1. Field of the Invention
The present invention relates to a semiconductor light-emitting element that includes a substrate and a semiconductor layer provided over the substrate and including a p-type semiconductor layer, a light-emitting layer, and an n-type semiconductor layer. The present invention relates also to a method for producing such a semiconductor light-emitting element.
2. Description of the Related Art
Patent Document 1 discloses a structure shown in FIG. 9 as one example of a conventional semiconductor light-emitting element.
FIG. 9 is a schematic sectional view of the semiconductor light-emitting element disclosed in Patent Document 1. A conventional semiconductor light-emitting element 100 has a structure in which a bonding layer 102, a reflective electrode 103, an ohmic contact layer 104, a current blocking layer 105, an isolation layer 106, a semiconductor layer 107, and an n-side electrode 108 are provided on a support substrate 101. The semiconductor layer 107 includes a p-type semiconductor layer 111, a light-emitting layer 112, and an n-type semiconductor layer 113 that are stacked in this order from the bottom.
In the following description, a plane parallel to the substrate surface of the support substrate 101 is defined as an X-Y plane, and a direction perpendicular to the plane is defined as a Z direction. It is to be noted that the semiconductor light-emitting element 100 shown in FIG. 9 is an element from which light is extracted in an upward direction (Z direction) in the plane of paper.
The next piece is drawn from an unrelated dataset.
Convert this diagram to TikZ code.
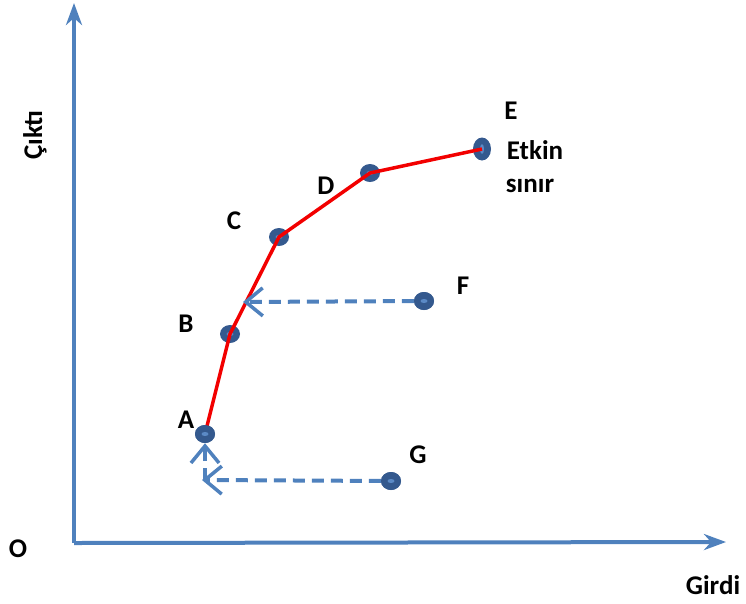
\documentclass[tikz,border=0pt]{standalone}
\usepackage{fontspec}
\setmainfont{Carlito}
\usetikzlibrary{arrows.meta,shapes.geometric}
\definecolor{axisblue}{HTML}{4F81BD}
\definecolor{dotblue}{HTML}{34598E}
\definecolor{dotlight}{HTML}{5B8AC6}
\definecolor{frontred}{HTML}{F20000}
\tikzset{
  axis/.style={draw=axisblue, line width=4pt, -{Stealth[length=22pt,width=16pt,inset=7pt]}},
  dasharrow/.style={draw=axisblue, line width=4pt, dash pattern=on 12pt off 7pt,
     -{Straight Barb[length=17pt,width=28pt,line width=3.5pt]}},
  dotnode/.style={ellipse, fill=dotblue, minimum width=20pt, minimum height=18pt, inner sep=0pt,
     path picture={\fill[dotlight] (path picture bounding box.center) ellipse (3.5pt and 2pt);}},
  lbl/.style={font=\bfseries\fontsize{27}{30}\selectfont, text=black, inner sep=0pt},
  frontier/.style={draw=frontred, line width=3.5pt, line join=round}
}
\begin{document}
\begin{tikzpicture}[x=1pt,y=-1pt]
\useasboundingbox (0,0) rectangle (746,603);
% axes
\coordinate (O) at (74,543);
\coordinate (ytop) at (74,3);
\coordinate (xend) at (726,542);
\draw[axis] (O) -- (ytop);
\draw[axis] (O) -- (xend);
% points
\node[dotnode] (A) at (205,434) {};
\node[dotnode] (B) at (230,334) {};
\node[dotnode] (C) at (279,237) {};
\node[dotnode] (D) at (370,173) {};
\node[dotnode, minimum width=18pt, minimum height=23pt,
  path picture={\fill[dotlight] (path picture bounding box.center) ellipse (2pt and 5pt);}] (E) at (482,149) {};
\node[dotnode] (F) at (424,301) {};
\node[dotnode] (G) at (391,481) {};
% frontier
\draw[frontier] (A.center) -- (B.center) -- (C.center) -- (D.center) -- (E.center);
\coordinate (Fp) at (243,302);
\coordinate (Gp) at (202,480);
\coordinate (Gv) at (205,480);
% dashed arrows
\draw[dasharrow] (F) -- (Fp);
\draw[dasharrow] (G) -- (Gp);
\draw[dasharrow] (Gv) -- (A);
% redraw dots on top
\node[dotnode] at (A) {};
\node[dotnode] at (F) {};
\node[dotnode] at (G) {};
% labels
\node[lbl] (lA) at (186,420) {A};
\node[lbl] (lB) at (186,324) {B};
\node[lbl] (lC) at (234,221) {C};
\node[lbl] (lD) at (326,186) {D};
\node[lbl] (lE) at (511,111) {E};
\node[lbl] (lEt) at (535,150) {Etkin};
\node[lbl] (lsn) at (530,186) {sınır};
\node[lbl] (lF) at (463,286) {F};
\node[lbl] (lG) at (418,455) {G};
\node[lbl] (lO) at (18,549) {O};
\node[lbl] (lGirdi) at (713,585) {Girdi};
\node[lbl, rotate=90] (lCikti) at (35,135) {Çıktı};
\end{tikzpicture}
\end{document}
The bonding layer 102 is a conductive material that is provided to improve adhesion between the support substrate 101 and the reflective electrode 103 when they are bonded together. The bonding layer 102 is made of, for example, solder. The reflective electrode 103 is made of a metal or alloy having a high reflectivity. The reflective electrode 103 reflects light emitted from the light-emitting layer 112 toward the support substrate 101 side (in a downward direction in the plane of paper) so that the light is guided to a light extraction surface provided on the n-side electrode 108 side. This is effective at improving light extraction efficiency.
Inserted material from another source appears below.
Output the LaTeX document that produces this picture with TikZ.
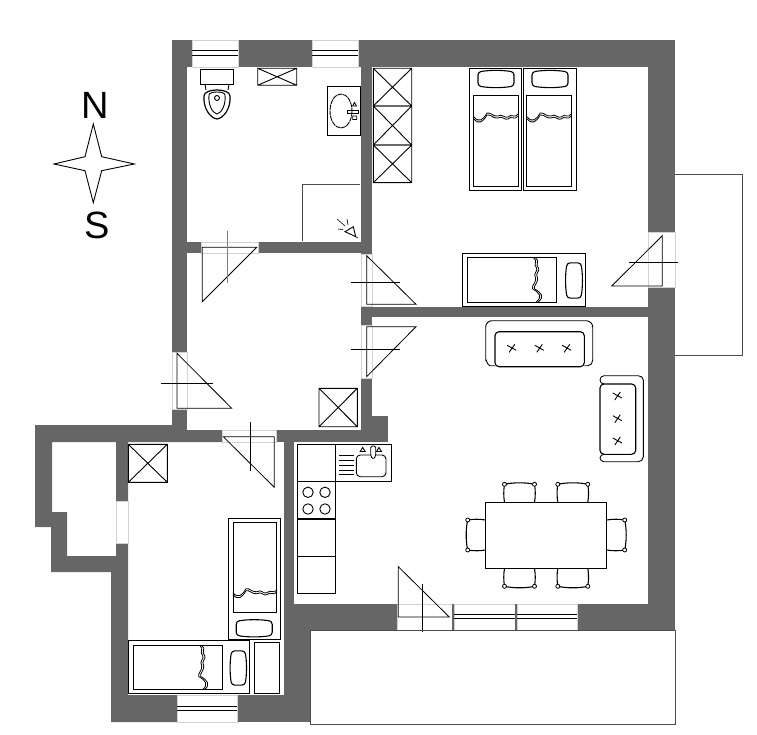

The current blocking layer 105 is provided in a position vertically below the n-side electrode 108 so as to be in contact with the bottom surface of the semiconductor layer 107. The current blocking layer 105 is made of an insulating material or a material that forms a Schottky contact with the semiconductor layer 107. According to Patent Document 1, the current blocking layer 105 shall contain at least one selected from, for example, SiO2, SiOx, SiOxNy, Si3N4, Al2O2, TiOx, Ti, Al, and Cr.
The isolation layer 106 is an insulating layer provided for the purpose of ensuring insulation between adjacent elements when the semiconductor layer 107 is separated for element isolation. The isolation layer 106 is made of, for example, SiO2, SiN, or Al2O2.
The ohmic contact layer 104 is constituted from a conductive oxide film, such as ITO, having light permeability. The ohmic contact layer 104 is provided on the upper surface of the reflective electrode 103, and part of the upper surface of the ohmic contact layer 104 is in contact with the bottom surface of the semiconductor layer 107. More specifically, the ohmic contact layer 104 is in contact with the isolation layer 106 or the current blocking layer 105 without any contact with the semiconductor layer 107 in a position vertically below the n-side electrode 108, and is in contact with the semiconductor layer 107 in part of a region where the n-side electrode 108 is not provided vertically above the ohmic contact layer 104. The ohmic contact layer 104 forms an ohmic contact with the semiconductor layer 107 at its interface with the semiconductor layer 107.